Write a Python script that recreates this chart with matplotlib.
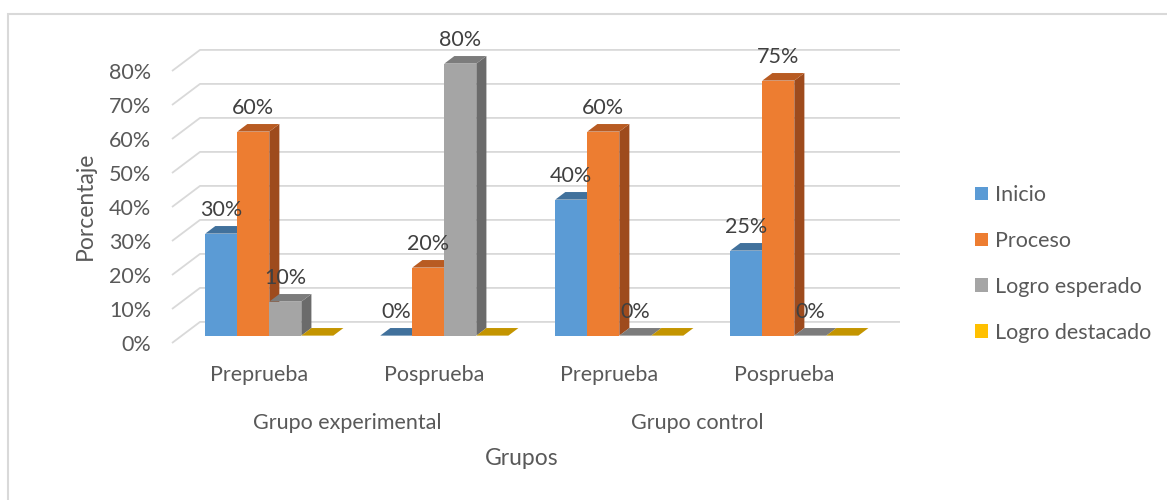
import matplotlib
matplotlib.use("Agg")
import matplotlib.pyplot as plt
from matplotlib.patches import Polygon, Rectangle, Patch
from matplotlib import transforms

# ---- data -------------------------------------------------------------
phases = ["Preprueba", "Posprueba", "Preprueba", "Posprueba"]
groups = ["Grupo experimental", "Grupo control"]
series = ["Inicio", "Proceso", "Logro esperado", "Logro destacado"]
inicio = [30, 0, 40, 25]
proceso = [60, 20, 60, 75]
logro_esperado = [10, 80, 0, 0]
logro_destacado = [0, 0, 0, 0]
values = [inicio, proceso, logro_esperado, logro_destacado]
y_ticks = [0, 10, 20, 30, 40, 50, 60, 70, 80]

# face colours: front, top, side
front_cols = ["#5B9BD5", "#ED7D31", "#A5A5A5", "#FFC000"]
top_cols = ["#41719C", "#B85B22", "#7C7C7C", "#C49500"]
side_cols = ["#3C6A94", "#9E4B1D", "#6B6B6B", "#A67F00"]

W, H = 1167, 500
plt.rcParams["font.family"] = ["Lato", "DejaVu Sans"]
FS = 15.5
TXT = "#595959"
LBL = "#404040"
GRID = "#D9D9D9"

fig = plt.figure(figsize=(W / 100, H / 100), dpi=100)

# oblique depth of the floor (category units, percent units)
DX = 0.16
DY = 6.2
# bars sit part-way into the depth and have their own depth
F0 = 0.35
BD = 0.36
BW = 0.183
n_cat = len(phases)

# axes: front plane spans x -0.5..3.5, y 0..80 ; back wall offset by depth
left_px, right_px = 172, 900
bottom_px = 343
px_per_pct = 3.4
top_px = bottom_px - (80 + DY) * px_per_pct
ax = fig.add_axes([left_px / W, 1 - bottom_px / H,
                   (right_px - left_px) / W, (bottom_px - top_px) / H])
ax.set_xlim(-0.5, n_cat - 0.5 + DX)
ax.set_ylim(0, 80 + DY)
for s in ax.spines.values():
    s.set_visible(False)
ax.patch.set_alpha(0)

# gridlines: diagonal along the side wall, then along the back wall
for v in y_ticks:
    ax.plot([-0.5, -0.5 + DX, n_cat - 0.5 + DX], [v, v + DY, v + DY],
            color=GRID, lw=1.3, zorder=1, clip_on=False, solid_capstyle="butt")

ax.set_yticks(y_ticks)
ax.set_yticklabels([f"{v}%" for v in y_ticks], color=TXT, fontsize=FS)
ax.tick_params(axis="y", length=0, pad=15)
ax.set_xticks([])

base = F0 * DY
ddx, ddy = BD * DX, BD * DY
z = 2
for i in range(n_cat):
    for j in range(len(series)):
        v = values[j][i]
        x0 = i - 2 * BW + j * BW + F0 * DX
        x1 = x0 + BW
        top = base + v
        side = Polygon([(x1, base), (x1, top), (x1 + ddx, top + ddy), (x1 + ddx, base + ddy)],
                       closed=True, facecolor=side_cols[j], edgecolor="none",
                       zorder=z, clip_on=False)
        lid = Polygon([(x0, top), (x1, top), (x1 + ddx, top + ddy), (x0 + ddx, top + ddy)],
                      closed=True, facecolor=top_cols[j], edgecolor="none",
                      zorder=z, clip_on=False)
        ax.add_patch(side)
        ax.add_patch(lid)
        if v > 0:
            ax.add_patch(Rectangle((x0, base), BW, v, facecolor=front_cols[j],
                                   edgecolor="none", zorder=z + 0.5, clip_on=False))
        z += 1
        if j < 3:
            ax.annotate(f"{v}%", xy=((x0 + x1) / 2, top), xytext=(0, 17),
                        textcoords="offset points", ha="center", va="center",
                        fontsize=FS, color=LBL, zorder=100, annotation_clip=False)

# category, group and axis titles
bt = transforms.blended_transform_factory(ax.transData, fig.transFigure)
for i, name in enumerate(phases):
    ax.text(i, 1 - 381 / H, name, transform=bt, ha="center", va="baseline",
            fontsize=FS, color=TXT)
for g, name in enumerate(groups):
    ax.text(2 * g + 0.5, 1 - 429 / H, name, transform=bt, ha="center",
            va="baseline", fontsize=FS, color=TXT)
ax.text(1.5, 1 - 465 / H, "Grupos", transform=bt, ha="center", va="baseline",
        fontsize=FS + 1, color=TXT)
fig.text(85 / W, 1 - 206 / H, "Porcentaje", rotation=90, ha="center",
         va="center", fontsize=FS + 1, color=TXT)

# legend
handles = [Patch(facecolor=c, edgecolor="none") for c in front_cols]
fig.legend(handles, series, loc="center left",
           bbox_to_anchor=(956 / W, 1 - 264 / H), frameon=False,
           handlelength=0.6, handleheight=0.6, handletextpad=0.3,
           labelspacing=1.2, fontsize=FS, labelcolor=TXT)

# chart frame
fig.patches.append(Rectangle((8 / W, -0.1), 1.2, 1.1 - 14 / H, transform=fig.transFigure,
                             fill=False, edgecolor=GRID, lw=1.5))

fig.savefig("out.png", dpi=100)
========================
■ **STATED PROBLEM**
Output a faithful copy of the data, with each picture left out.

■ **RESULT OF THIS EXERCISE**
Write a Python script that recreates this chart with matplotlib.
import matplotlib
matplotlib.use("Agg")
import matplotlib.pyplot as plt
from matplotlib.patches import Polygon, Rectangle, Patch
from matplotlib import transforms

# ---- data -------------------------------------------------------------
phases = ["Preprueba", "Posprueba", "Preprueba", "Posprueba"]
groups = ["Grupo experimental", "Grupo control"]
series = ["Inicio", "Proceso", "Logro esperado", "Logro destacado"]
inicio = [30, 0, 40, 25]
proceso = [60, 20, 60, 75]
logro_esperado = [10, 80, 0, 0]
logro_destacado = [0, 0, 0, 0]
values = [inicio, proceso, logro_esperado, logro_destacado]
y_ticks = [0, 10, 20, 30, 40, 50, 60, 70, 80]

# face colours: front, top, side
front_cols = ["#5B9BD5", "#ED7D31", "#A5A5A5", "#FFC000"]
top_cols = ["#41719C", "#B85B22", "#7C7C7C", "#C49500"]
side_cols = ["#3C6A94", "#9E4B1D", "#6B6B6B", "#A67F00"]

W, H = 1167, 500
plt.rcParams["font.family"] = ["Lato", "DejaVu Sans"]
FS = 15.5
TXT = "#595959"
LBL = "#404040"
GRID = "#D9D9D9"

fig = plt.figure(figsize=(W / 100, H / 100), dpi=100)

# oblique depth of the floor (category units, percent units)
DX = 0.16
DY = 6.2
# bars sit part-way into the depth and have their own depth
F0 = 0.35
BD = 0.36
BW = 0.183
n_cat = len(phases)

# axes: front plane spans x -0.5..3.5, y 0..80 ; back wall offset by depth
left_px, right_px = 172, 900
bottom_px = 343
px_per_pct = 3.4
top_px = bottom_px - (80 + DY) * px_per_pct
ax = fig.add_axes([left_px / W, 1 - bottom_px / H,
                   (right_px - left_px) / W, (bottom_px - top_px) / H])
ax.set_xlim(-0.5, n_cat - 0.5 + DX)
ax.set_ylim(0, 80 + DY)
for s in ax.spines.values():
    s.set_visible(False)
ax.patch.set_alpha(0)

# gridlines: diagonal along the side wall, then along the back wall
for v in y_ticks:
    ax.plot([-0.5, -0.5 + DX, n_cat - 0.5 + DX], [v, v + DY, v + DY],
            color=GRID, lw=1.3, zorder=1, clip_on=False, solid_capstyle="butt")

ax.set_yticks(y_ticks)
ax.set_yticklabels([f"{v}%" for v in y_ticks], color=TXT, fontsize=FS)
ax.tick_params(axis="y", length=0, pad=15)
ax.set_xticks([])

base = F0 * DY
ddx, ddy = BD * DX, BD * DY
z = 2
for i in range(n_cat):
    for j in range(len(series)):
        v = values[j][i]
        x0 = i - 2 * BW + j * BW + F0 * DX
        x1 = x0 + BW
        top = base + v
        side = Polygon([(x1, base), (x1, top), (x1 + ddx, top + ddy), (x1 + ddx, base + ddy)],
                       closed=True, facecolor=side_cols[j], edgecolor="none",
                       zorder=z, clip_on=False)
        lid = Polygon([(x0, top), (x1, top), (x1 + ddx, top + ddy), (x0 + ddx, top + ddy)],
                      closed=True, facecolor=top_cols[j], edgecolor="none",
                      zorder=z, clip_on=False)
        ax.add_patch(side)
        ax.add_patch(lid)
        if v > 0:
            ax.add_patch(Rectangle((x0, base), BW, v, facecolor=front_cols[j],
                                   edgecolor="none", zorder=z + 0.5, clip_on=False))
        z += 1
        if j < 3:
            ax.annotate(f"{v}%", xy=((x0 + x1) / 2, top), xytext=(0, 17),
                        textcoords="offset points", ha="center", va="center",
                        fontsize=FS, color=LBL, zorder=100, annotation_clip=False)

# category, group and axis titles
bt = transforms.blended_transform_factory(ax.transData, fig.transFigure)
for i, name in enumerate(phases):
    ax.text(i, 1 - 381 / H, name, transform=bt, ha="center", va="baseline",
            fontsize=FS, color=TXT)
for g, name in enumerate(groups):
    ax.text(2 * g + 0.5, 1 - 429 / H, name, transform=bt, ha="center",
            va="baseline", fontsize=FS, color=TXT)
ax.text(1.5, 1 - 465 / H, "Grupos", transform=bt, ha="center", va="baseline",
        fontsize=FS + 1, color=TXT)
fig.text(85 / W, 1 - 206 / H, "Porcentaje", rotation=90, ha="center",
         va="center", fontsize=FS + 1, color=TXT)

# legend
handles = [Patch(facecolor=c, edgecolor="none") for c in front_cols]
fig.legend(handles, series, loc="center left",
           bbox_to_anchor=(956 / W, 1 - 264 / H), frameon=False,
           handlelength=0.6, handleheight=0.6, handletextpad=0.3,
           labelspacing=1.2, fontsize=FS, labelcolor=TXT)

# chart frame
fig.patches.append(Rectangle((8 / W, -0.1), 1.2, 1.1 - 14 / H, transform=fig.transFigure,
                             fill=False, edgecolor=GRID, lw=1.5))

fig.savefig("out.png", dpi=100)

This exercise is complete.